Scheduling constraints (org.maxicp.cp.engine.constraints.scheduling)

Constraint (source)	Semantics
NoOverlap	No two interval variables in the group execute at the same time. Filtering uses Vilim’s edge-finding and not-first/not-last algorithms (Theta-Lambda tree) [13].
NoOverlapBC	Bounds-consistent (overload-check + detectable precedences only) variant of NoOverlap; faster but weaker.
NoOverlapBinary	Pairwise disjunctive constraint over exactly two interval variables: end(a) ≤ start(b) ∨ end(b) ≤ start(a).
NoOverlapBinaryWithTransitionTime	Pairwise disjunctive constraint with a sequence-dependent setup time between two tasks.
CumulativeDecomposition	Decomposition-based cumulative constraint (reference implementation).
EndBeforeStart and temporal ordering family	Temporal precedence constraints between interval variables. The family covers all combinations of {Start,End}Before/At{Start,End}: e.g. EndBeforeStart(a,b) enforces end(a) ≤ start(b).
Alternative	a is executed on exactly one of the alternative tasks b[0], …, b[k-1]: the selected alternative mirrors the presence, start, and end of a.

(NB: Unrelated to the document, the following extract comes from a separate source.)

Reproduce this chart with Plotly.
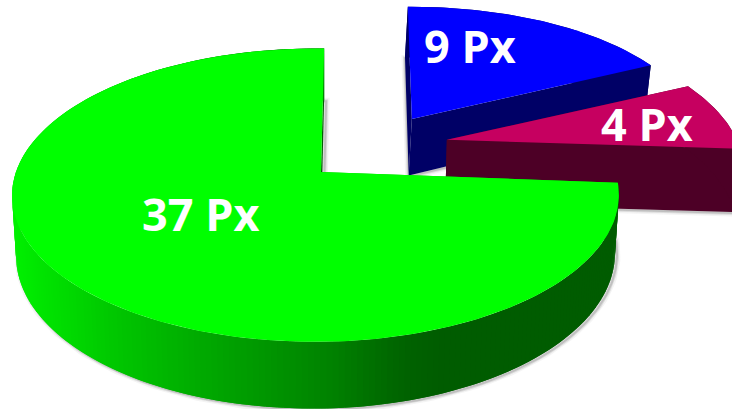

Sequence-variable constraints (org.maxicp.cp.engine.constraints.seqvar)

Constraint (source)	Semantics
Insert	Inserts node immediately after pred in the partial sequence.
Exclude	Removes node from all feasible extensions of the sequence.
Require	Marks node as required: it must appear in every feasible sequence.
NotBetween	Forbids node from appearing between pred and succ in the sequence.
Precedence	Node i must appear before node j whenever both are present in the sequence.
Distance	totalDist = Σ dist[pred(v)][v] over all consecutive pairs in the sequence [14].
TransitionTimes	For each consecutive pair (u, v) in the sequence: time[u] + dist[u][v] ≤ time[v].
Cumulative	Pickup-and-delivery load constraint on a sequence variable: enforces capacity at every node, pickup-before-delivery ordering, and that both nodes of a request belong to the same sequence [15].
SubSequence	A given partial sequence sub must appear as a sub-sequence of the sequence variable.
RelaxedSequence	Fixes all non-relaxed nodes to follow their order in a reference solution while leaving relaxed nodes free for re-insertion. Used in LNS.